You could use mediums and use PermaComb. That would allow the queen to start laying immediately. That would possibly allow you to get a honey crop.
I've been around your area a little when I have been up to the Clay County Fair. It doesn't look very good for bees. Too many row crops. I hope you have a good place to put them. I'm sure two brood boxes would be a great plenty. You can super on top of that if they get the foundation drawn. It can happen. It just depends on the year.
I have 6 nuc's coming and I'm planing to go with the unlimited brood and food chamber(3 deep hives).
OK. Stick out your plan. This may mean no supers the first year. Yet again in the right area or season you may need them. What size super you plan on using? Deeps? Meds? Shallows? Section supers? At any rate if you can afford it get one super for each colony. It will cut down the # you will need the following year. On year two I'd have depending on super size : (at the minimum for each colony)
1. 5 shallows
2. 4 mediums
3. 2 deeps
[This message has been edited by Clayton (edited March 10, 2003).]
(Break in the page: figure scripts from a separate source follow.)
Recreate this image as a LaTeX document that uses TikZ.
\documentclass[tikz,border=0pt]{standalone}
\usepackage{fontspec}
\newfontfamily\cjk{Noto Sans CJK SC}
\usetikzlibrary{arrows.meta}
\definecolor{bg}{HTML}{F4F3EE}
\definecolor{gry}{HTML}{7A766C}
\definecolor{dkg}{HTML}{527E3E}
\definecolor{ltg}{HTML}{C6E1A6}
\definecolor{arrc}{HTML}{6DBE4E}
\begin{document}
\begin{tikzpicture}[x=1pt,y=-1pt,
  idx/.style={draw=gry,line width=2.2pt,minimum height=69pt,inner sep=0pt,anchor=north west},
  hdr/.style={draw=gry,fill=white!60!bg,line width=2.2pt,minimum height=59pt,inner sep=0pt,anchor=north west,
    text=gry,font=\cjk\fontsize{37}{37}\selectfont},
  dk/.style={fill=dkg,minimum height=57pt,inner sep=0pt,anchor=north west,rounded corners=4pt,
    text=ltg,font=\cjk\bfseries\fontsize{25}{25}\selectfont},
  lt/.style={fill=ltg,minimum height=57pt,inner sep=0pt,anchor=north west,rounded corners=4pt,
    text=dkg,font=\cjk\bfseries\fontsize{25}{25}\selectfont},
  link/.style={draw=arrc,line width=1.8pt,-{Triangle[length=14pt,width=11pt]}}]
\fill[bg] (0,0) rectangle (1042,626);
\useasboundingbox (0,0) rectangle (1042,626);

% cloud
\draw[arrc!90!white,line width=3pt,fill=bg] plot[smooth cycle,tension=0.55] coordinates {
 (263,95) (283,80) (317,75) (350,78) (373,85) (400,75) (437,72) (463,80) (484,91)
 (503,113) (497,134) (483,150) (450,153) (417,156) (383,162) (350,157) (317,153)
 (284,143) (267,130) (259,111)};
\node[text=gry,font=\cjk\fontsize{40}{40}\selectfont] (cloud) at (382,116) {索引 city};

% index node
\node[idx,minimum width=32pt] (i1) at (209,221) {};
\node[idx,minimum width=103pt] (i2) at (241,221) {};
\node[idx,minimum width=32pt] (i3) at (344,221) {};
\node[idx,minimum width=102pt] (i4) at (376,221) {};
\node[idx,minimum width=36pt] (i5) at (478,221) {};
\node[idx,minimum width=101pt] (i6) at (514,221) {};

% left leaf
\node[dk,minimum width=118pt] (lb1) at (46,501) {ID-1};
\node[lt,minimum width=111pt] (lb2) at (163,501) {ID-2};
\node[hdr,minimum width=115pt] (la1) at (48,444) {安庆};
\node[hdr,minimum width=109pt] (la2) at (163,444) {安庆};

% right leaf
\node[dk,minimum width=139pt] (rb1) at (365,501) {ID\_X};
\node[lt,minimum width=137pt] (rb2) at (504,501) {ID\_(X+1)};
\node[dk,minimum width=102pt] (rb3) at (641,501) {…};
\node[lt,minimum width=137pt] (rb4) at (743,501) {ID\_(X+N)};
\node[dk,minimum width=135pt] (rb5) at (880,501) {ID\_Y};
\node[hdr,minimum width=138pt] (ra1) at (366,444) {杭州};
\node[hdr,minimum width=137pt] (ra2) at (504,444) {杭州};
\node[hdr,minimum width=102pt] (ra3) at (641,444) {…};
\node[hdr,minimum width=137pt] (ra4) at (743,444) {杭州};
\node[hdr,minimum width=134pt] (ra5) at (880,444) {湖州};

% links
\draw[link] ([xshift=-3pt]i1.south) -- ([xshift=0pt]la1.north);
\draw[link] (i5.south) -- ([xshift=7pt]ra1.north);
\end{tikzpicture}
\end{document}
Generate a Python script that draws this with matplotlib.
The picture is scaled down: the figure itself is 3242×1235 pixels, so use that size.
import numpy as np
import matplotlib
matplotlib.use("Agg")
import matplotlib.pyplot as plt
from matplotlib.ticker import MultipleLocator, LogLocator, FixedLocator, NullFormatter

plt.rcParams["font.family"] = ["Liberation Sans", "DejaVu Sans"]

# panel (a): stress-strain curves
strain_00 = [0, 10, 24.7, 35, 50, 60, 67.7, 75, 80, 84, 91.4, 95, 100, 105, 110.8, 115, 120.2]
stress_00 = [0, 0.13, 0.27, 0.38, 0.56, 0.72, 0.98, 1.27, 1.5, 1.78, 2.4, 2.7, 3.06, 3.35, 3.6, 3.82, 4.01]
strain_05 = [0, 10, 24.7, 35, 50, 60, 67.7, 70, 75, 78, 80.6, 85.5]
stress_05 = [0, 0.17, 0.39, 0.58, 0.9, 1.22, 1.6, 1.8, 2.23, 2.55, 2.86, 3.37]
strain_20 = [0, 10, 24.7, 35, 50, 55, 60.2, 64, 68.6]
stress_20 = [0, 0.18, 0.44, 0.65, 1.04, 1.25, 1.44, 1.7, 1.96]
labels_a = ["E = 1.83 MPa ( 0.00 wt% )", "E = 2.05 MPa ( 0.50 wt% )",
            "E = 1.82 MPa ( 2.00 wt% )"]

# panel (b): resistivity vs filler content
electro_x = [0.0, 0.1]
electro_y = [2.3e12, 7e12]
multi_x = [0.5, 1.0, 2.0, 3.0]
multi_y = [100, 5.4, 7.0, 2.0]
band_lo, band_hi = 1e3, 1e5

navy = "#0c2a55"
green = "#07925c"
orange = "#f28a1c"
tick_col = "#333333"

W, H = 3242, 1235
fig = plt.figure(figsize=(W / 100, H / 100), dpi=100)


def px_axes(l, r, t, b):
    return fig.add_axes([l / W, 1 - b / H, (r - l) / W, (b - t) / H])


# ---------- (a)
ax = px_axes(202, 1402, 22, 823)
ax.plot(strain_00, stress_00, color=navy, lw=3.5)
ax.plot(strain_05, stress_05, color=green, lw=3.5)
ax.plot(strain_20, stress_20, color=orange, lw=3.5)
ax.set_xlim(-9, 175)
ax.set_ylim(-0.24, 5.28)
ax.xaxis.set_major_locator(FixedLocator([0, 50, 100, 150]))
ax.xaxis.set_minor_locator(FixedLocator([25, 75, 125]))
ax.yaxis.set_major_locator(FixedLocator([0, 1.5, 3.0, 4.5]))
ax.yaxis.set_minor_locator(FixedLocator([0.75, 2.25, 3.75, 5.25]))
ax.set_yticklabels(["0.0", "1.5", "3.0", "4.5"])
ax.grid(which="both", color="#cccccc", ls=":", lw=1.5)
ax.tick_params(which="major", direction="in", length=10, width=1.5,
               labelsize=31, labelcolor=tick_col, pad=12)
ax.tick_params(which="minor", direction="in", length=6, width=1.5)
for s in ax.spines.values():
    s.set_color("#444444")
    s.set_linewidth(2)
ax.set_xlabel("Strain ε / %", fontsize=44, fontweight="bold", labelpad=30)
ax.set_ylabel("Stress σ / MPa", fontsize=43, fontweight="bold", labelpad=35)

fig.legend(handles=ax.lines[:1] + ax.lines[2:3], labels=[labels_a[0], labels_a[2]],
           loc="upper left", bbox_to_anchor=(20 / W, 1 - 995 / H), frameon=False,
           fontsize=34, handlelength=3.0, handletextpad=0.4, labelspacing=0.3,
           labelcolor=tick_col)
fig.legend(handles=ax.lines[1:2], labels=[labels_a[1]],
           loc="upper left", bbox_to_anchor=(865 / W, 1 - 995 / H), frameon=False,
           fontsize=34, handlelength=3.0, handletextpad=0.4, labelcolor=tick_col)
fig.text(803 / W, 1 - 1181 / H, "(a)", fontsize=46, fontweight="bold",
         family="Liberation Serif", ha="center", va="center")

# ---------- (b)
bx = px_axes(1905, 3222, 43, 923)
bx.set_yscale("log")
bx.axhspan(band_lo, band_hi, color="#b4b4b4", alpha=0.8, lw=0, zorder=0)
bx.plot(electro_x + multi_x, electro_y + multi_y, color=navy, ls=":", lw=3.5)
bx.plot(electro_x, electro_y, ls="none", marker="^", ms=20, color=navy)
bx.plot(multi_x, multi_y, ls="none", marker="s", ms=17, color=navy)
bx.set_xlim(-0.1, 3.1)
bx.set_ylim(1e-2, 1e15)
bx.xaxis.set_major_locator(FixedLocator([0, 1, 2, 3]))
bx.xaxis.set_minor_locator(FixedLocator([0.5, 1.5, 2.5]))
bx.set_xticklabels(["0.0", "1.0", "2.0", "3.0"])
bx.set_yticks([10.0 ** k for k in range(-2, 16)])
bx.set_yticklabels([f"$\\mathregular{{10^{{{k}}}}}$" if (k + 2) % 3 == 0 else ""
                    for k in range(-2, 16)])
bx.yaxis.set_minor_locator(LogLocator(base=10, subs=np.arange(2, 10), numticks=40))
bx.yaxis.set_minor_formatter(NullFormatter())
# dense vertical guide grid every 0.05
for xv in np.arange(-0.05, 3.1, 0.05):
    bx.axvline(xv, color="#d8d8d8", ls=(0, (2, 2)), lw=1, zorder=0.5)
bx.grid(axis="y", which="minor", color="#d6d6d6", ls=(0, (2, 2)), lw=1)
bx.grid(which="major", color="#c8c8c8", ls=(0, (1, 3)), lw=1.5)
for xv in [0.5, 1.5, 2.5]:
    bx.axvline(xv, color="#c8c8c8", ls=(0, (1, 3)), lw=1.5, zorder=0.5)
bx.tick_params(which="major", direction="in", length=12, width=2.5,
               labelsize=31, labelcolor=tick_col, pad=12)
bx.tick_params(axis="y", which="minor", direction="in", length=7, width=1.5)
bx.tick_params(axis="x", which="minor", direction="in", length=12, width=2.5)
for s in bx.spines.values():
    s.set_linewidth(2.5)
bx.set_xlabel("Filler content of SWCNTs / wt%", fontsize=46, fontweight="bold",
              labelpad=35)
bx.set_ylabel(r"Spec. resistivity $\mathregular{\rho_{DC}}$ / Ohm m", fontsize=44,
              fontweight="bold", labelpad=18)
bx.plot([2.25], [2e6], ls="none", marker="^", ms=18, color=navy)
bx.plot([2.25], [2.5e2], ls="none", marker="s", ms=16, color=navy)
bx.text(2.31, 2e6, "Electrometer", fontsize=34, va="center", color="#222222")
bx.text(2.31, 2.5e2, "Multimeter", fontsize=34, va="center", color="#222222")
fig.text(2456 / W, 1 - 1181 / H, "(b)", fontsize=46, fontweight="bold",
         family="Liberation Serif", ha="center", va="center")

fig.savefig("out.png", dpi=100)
I think it very much depends on what source of nectar & pollen your bees will have. I live in souther NY right next to a forest and last year I got a package on April 23rd. I fed about 2 gal of syrup and then stopped because the bees simply did not take any more of it. By the end of the summer, the bees had fully drawn 40 deep frames of foundation (4 deep hive boxes) and accumulated a surplus of over 90lbs of honey which I harvested in early September. And all this was in a year that was considered a drought year around here.